* _Provided records_:
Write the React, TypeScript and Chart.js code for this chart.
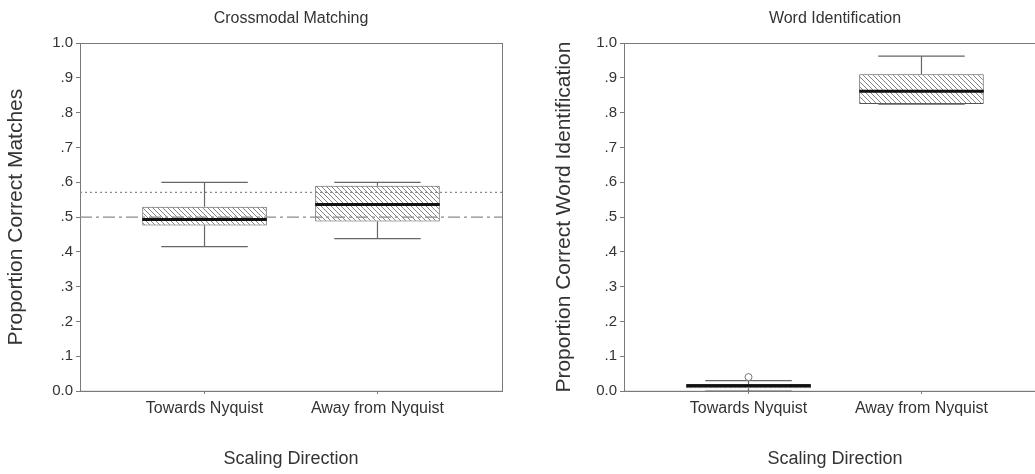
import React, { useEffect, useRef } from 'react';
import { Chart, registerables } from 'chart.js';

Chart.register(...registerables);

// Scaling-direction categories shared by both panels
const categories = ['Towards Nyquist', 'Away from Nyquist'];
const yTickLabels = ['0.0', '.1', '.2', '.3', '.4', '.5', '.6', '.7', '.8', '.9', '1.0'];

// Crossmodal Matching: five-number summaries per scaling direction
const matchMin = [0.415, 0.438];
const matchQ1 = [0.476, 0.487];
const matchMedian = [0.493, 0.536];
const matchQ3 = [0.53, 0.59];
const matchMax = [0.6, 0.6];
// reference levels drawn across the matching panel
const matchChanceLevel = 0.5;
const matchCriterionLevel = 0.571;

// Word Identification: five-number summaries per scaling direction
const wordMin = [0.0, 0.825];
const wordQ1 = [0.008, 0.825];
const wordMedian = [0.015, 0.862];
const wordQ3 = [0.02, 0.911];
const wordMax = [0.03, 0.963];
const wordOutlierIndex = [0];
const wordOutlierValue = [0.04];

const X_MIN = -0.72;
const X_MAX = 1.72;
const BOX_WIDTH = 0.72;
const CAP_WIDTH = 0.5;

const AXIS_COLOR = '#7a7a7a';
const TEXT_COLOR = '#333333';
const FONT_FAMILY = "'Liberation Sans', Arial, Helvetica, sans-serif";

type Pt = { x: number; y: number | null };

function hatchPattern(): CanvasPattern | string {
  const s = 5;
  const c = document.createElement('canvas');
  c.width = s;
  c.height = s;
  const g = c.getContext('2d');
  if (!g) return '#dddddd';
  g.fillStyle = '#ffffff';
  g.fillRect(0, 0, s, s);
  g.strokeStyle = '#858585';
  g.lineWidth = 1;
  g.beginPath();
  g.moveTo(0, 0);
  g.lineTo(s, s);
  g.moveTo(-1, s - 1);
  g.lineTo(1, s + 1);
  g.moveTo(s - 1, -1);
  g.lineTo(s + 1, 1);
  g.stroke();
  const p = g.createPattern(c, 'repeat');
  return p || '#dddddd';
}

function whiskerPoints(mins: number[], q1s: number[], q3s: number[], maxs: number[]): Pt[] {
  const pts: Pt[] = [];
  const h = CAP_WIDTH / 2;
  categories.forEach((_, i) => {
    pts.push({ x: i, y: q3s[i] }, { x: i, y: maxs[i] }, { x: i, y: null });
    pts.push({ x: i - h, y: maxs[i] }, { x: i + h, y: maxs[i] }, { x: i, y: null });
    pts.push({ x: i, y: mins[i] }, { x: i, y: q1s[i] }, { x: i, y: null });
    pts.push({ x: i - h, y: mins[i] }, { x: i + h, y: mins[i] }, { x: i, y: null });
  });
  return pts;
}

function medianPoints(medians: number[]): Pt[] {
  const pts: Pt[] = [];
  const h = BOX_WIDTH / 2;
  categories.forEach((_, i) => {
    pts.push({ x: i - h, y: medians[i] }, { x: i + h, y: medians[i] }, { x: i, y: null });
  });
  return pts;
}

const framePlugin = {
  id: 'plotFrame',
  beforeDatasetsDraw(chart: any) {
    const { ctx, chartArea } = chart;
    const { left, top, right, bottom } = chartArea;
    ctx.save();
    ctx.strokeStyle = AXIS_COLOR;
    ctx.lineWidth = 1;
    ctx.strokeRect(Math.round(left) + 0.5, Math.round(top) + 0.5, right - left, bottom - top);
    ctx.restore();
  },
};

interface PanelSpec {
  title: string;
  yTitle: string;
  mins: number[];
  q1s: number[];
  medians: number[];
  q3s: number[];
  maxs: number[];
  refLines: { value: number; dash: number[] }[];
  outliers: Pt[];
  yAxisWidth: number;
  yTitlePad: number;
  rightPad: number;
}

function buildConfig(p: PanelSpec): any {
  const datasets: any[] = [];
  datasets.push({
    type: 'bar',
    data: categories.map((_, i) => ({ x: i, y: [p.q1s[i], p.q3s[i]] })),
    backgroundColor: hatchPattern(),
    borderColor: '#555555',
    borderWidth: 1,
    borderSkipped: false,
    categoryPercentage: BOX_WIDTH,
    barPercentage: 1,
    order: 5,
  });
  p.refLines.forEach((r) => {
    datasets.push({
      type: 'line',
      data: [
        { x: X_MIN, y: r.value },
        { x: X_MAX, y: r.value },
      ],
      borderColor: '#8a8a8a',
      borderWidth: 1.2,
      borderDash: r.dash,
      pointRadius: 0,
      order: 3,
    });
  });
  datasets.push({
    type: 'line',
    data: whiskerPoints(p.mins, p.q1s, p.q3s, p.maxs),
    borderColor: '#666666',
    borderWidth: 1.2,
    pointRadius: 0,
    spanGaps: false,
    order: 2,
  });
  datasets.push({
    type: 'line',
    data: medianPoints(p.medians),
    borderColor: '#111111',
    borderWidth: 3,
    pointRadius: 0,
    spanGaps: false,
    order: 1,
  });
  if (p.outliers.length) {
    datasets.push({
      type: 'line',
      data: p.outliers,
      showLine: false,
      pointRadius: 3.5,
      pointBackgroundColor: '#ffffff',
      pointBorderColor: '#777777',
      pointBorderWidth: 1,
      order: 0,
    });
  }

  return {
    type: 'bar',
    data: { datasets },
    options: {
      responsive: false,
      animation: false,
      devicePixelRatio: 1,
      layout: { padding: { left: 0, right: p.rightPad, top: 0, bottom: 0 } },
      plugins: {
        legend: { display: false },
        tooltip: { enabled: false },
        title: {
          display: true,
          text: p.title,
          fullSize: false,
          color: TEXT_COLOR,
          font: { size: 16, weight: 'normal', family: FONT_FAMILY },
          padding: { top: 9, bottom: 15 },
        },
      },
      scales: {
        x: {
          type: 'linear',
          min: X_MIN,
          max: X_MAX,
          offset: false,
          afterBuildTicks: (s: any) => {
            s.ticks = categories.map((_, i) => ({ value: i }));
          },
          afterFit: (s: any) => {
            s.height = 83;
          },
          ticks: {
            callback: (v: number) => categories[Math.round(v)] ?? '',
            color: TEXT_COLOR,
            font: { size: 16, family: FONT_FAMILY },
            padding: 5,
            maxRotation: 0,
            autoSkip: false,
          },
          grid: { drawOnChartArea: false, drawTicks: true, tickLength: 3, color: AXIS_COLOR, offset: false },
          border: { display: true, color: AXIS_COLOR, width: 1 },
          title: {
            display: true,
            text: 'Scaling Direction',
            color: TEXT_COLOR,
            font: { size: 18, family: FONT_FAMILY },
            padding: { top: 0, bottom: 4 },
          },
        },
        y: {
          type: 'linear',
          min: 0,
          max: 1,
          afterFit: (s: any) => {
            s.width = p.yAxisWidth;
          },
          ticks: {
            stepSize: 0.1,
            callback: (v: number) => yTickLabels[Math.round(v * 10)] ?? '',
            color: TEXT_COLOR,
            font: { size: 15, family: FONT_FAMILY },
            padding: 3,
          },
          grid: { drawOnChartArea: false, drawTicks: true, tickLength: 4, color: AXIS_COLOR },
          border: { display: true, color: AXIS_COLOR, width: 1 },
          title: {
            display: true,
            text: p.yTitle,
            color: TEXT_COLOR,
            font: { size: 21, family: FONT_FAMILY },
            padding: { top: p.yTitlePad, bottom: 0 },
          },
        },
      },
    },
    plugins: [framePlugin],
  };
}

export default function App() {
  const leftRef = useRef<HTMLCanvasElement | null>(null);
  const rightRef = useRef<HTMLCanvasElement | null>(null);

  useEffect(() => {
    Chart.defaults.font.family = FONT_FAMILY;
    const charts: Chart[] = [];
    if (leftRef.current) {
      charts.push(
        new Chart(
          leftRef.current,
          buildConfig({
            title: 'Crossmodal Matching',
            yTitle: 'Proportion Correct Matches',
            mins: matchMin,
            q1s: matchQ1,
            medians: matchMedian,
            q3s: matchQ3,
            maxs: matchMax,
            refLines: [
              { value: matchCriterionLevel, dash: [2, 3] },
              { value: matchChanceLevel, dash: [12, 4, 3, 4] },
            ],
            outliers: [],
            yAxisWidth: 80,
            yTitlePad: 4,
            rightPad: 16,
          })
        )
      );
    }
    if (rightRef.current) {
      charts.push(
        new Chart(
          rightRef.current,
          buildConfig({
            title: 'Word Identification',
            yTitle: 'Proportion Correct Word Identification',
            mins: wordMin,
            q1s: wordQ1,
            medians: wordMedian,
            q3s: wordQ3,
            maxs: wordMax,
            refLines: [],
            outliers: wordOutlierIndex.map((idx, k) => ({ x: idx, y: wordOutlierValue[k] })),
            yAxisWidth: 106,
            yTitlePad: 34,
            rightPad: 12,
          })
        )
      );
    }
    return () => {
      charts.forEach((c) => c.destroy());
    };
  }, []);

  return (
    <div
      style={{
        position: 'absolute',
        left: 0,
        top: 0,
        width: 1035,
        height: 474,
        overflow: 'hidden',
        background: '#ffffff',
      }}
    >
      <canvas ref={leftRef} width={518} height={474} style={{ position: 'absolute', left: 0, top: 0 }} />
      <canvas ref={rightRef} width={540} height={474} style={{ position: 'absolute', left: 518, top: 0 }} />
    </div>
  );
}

--

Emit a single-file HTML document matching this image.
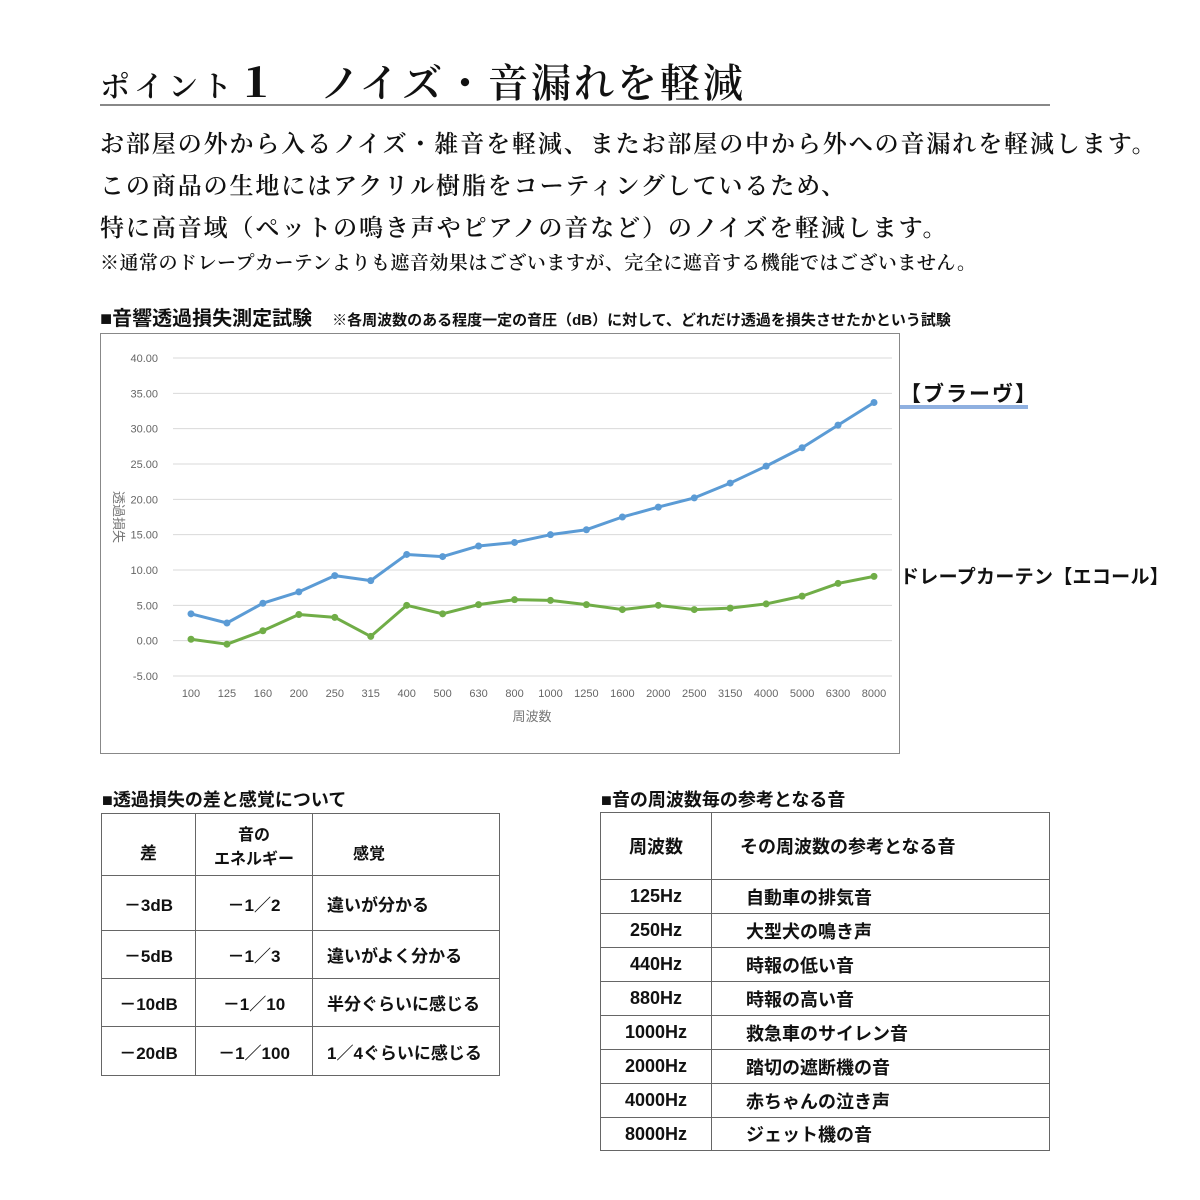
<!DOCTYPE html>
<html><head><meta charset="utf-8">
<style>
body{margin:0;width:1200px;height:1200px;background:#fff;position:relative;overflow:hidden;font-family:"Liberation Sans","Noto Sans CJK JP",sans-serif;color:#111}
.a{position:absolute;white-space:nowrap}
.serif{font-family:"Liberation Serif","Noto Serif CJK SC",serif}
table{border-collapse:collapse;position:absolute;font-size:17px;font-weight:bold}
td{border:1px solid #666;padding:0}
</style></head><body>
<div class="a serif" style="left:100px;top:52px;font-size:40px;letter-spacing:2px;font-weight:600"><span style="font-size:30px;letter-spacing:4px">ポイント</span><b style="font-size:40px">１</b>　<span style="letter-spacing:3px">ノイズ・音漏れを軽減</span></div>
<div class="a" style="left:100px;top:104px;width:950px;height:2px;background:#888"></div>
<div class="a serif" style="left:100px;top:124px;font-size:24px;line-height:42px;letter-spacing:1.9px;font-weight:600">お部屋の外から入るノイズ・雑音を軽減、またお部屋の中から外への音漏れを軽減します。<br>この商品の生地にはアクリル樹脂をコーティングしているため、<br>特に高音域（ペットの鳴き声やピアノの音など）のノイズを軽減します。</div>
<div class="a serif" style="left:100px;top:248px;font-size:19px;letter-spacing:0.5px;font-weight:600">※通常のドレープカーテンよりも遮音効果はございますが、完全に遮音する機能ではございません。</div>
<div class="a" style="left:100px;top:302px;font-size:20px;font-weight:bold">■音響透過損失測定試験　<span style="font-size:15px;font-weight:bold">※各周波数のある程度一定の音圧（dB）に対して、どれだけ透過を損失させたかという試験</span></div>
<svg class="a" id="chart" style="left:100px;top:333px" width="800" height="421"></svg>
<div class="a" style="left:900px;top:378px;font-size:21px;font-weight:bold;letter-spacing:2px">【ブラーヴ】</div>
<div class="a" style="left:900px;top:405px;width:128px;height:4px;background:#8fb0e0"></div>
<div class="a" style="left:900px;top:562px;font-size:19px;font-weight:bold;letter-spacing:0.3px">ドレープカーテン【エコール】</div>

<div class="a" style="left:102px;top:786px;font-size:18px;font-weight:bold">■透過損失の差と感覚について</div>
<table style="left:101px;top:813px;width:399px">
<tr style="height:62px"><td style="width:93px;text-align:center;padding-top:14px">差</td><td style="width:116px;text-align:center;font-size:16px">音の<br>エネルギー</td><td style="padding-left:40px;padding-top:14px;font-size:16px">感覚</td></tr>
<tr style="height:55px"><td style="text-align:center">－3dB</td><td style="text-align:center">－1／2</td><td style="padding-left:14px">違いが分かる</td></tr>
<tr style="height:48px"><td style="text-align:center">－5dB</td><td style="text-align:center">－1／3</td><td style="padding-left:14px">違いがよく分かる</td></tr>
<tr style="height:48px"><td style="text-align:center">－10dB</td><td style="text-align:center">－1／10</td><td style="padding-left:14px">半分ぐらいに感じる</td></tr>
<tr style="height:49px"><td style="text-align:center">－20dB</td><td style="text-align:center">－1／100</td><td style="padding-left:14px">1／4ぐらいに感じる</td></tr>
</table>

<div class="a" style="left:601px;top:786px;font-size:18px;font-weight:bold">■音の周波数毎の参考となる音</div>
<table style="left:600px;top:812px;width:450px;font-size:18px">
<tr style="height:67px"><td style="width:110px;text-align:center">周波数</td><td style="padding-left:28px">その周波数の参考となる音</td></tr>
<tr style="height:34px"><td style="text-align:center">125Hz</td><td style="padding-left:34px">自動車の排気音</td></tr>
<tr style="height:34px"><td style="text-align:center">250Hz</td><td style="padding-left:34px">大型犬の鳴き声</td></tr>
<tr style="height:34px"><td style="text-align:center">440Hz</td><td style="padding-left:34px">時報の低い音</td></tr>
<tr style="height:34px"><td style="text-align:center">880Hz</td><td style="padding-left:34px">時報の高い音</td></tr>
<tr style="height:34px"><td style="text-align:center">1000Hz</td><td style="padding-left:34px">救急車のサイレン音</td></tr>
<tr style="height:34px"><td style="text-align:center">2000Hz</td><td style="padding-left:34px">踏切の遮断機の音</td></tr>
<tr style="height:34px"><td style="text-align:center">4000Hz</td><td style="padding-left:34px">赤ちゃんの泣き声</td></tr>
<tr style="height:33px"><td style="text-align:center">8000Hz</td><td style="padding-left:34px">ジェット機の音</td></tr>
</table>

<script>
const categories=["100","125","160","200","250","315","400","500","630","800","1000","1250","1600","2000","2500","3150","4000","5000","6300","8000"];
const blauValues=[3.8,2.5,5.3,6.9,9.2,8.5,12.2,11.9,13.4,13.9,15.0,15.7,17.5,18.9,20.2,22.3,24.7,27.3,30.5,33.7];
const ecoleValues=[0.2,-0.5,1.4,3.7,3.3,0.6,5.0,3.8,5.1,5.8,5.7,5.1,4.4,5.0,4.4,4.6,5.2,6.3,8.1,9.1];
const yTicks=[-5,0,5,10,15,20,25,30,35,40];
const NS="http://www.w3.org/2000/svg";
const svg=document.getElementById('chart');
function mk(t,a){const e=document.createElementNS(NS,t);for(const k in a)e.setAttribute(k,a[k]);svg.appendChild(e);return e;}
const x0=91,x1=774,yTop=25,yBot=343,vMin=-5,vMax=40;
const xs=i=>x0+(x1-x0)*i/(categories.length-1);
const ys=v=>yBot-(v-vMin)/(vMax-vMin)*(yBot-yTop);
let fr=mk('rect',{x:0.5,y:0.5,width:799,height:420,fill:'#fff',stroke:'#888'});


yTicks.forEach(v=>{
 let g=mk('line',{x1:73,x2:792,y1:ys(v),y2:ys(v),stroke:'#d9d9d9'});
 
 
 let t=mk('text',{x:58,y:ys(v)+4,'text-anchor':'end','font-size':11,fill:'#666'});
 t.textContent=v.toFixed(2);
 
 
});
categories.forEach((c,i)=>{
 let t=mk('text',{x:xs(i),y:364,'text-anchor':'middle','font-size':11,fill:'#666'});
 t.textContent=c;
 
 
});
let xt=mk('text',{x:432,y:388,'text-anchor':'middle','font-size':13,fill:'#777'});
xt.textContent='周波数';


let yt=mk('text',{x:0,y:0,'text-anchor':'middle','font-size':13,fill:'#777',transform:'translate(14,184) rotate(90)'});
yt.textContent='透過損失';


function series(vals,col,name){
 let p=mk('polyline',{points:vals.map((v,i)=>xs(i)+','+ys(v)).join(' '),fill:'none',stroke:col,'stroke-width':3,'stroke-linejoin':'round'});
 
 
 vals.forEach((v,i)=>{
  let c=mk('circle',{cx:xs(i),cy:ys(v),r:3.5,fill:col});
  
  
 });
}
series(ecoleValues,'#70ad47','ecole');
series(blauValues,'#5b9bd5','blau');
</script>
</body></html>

...

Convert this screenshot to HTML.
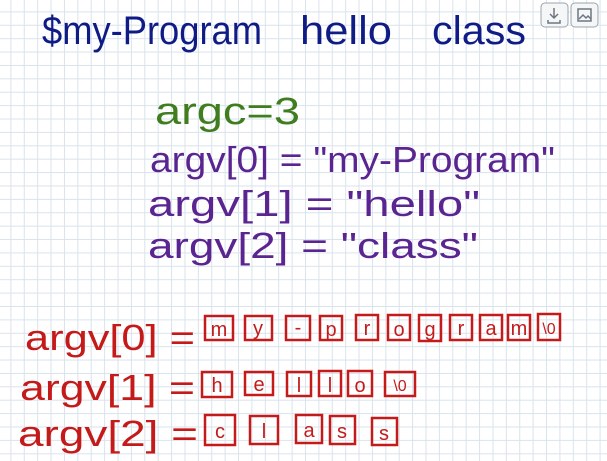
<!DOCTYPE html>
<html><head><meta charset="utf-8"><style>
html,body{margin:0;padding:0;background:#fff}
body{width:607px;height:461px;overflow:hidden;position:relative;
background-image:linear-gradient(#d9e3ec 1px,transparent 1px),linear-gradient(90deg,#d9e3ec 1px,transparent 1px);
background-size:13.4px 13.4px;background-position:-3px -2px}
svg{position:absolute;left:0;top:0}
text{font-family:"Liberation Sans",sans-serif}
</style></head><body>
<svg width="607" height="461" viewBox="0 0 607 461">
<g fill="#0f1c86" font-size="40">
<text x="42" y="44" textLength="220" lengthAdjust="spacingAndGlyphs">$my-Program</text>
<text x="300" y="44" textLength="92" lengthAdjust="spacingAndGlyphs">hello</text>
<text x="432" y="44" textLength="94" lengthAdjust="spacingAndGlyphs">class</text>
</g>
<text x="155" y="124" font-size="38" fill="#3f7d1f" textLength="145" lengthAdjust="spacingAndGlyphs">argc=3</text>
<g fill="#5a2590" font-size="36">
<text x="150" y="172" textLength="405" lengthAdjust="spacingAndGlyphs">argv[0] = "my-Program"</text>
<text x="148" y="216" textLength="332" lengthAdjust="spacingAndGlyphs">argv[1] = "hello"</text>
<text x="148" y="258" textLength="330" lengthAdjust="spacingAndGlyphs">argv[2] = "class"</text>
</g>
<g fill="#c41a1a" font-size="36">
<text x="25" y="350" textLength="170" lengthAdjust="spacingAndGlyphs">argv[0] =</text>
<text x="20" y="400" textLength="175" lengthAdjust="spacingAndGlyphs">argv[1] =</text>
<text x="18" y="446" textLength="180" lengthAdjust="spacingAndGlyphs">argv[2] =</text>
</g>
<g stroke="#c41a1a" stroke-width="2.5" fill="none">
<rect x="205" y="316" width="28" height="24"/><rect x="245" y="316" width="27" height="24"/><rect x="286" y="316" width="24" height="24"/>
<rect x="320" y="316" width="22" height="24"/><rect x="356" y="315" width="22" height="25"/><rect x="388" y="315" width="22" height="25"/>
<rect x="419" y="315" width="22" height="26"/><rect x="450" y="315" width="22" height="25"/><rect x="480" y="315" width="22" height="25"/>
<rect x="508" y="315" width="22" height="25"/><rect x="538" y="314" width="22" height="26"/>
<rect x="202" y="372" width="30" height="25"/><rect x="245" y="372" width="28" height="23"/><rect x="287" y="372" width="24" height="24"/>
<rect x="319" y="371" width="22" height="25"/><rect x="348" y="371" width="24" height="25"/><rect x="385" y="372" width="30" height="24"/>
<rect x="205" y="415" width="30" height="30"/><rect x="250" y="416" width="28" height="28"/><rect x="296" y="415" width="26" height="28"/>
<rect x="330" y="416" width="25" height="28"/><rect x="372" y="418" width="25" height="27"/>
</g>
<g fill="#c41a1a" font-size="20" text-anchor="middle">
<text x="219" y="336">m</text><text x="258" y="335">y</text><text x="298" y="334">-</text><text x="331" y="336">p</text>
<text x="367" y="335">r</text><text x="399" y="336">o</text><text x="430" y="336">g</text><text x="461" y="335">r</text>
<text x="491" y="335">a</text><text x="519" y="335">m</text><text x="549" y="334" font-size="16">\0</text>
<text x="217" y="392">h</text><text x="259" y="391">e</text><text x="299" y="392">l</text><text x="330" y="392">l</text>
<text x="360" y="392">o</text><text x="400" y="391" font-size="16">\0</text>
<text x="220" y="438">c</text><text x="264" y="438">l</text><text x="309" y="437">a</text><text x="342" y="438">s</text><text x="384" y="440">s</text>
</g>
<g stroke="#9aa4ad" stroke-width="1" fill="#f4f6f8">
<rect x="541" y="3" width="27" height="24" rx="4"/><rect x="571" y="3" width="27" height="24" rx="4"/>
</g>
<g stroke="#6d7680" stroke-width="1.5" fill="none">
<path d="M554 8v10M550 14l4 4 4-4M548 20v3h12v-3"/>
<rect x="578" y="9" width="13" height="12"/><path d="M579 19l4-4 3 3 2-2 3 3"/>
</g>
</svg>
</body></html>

* _Required work_: In the listing above, find the line containing "Write the React, TypeScript" and the line containing "number; y: number". Reproduce those lines and all between them exactly, with no pictures and nothing more.

* _Response below_:
Write the React, TypeScript and Chart.js code for this chart.
import React, { useEffect, useRef } from 'react';
import { Chart, registerables } from 'chart.js';

Chart.register(...registerables);

// Scaling-direction categories shared by both panels
const categories = ['Towards Nyquist', 'Away from Nyquist'];
const yTickLabels = ['0.0', '.1', '.2', '.3', '.4', '.5', '.6', '.7', '.8', '.9', '1.0'];

// Crossmodal Matching: five-number summaries per scaling direction
const matchMin = [0.415, 0.438];
const matchQ1 = [0.476, 0.487];
const matchMedian = [0.493, 0.536];
const matchQ3 = [0.53, 0.59];
const matchMax = [0.6, 0.6];
// reference levels drawn across the matching panel
const matchChanceLevel = 0.5;
const matchCriterionLevel = 0.571;

// Word Identification: five-number summaries per scaling direction
const wordMin = [0.0, 0.825];
const wordQ1 = [0.008, 0.825];
const wordMedian = [0.015, 0.862];
const wordQ3 = [0.02, 0.911];
const wordMax = [0.03, 0.963];
const wordOutlierIndex = [0];
const wordOutlierValue = [0.04];

const X_MIN = -0.72;
const X_MAX = 1.72;
const BOX_WIDTH = 0.72;
const CAP_WIDTH = 0.5;

const AXIS_COLOR = '#7a7a7a';
const TEXT_COLOR = '#333333';
const FONT_FAMILY = "'Liberation Sans', Arial, Helvetica, sans-serif";

type Pt = { x: number; y: number | null };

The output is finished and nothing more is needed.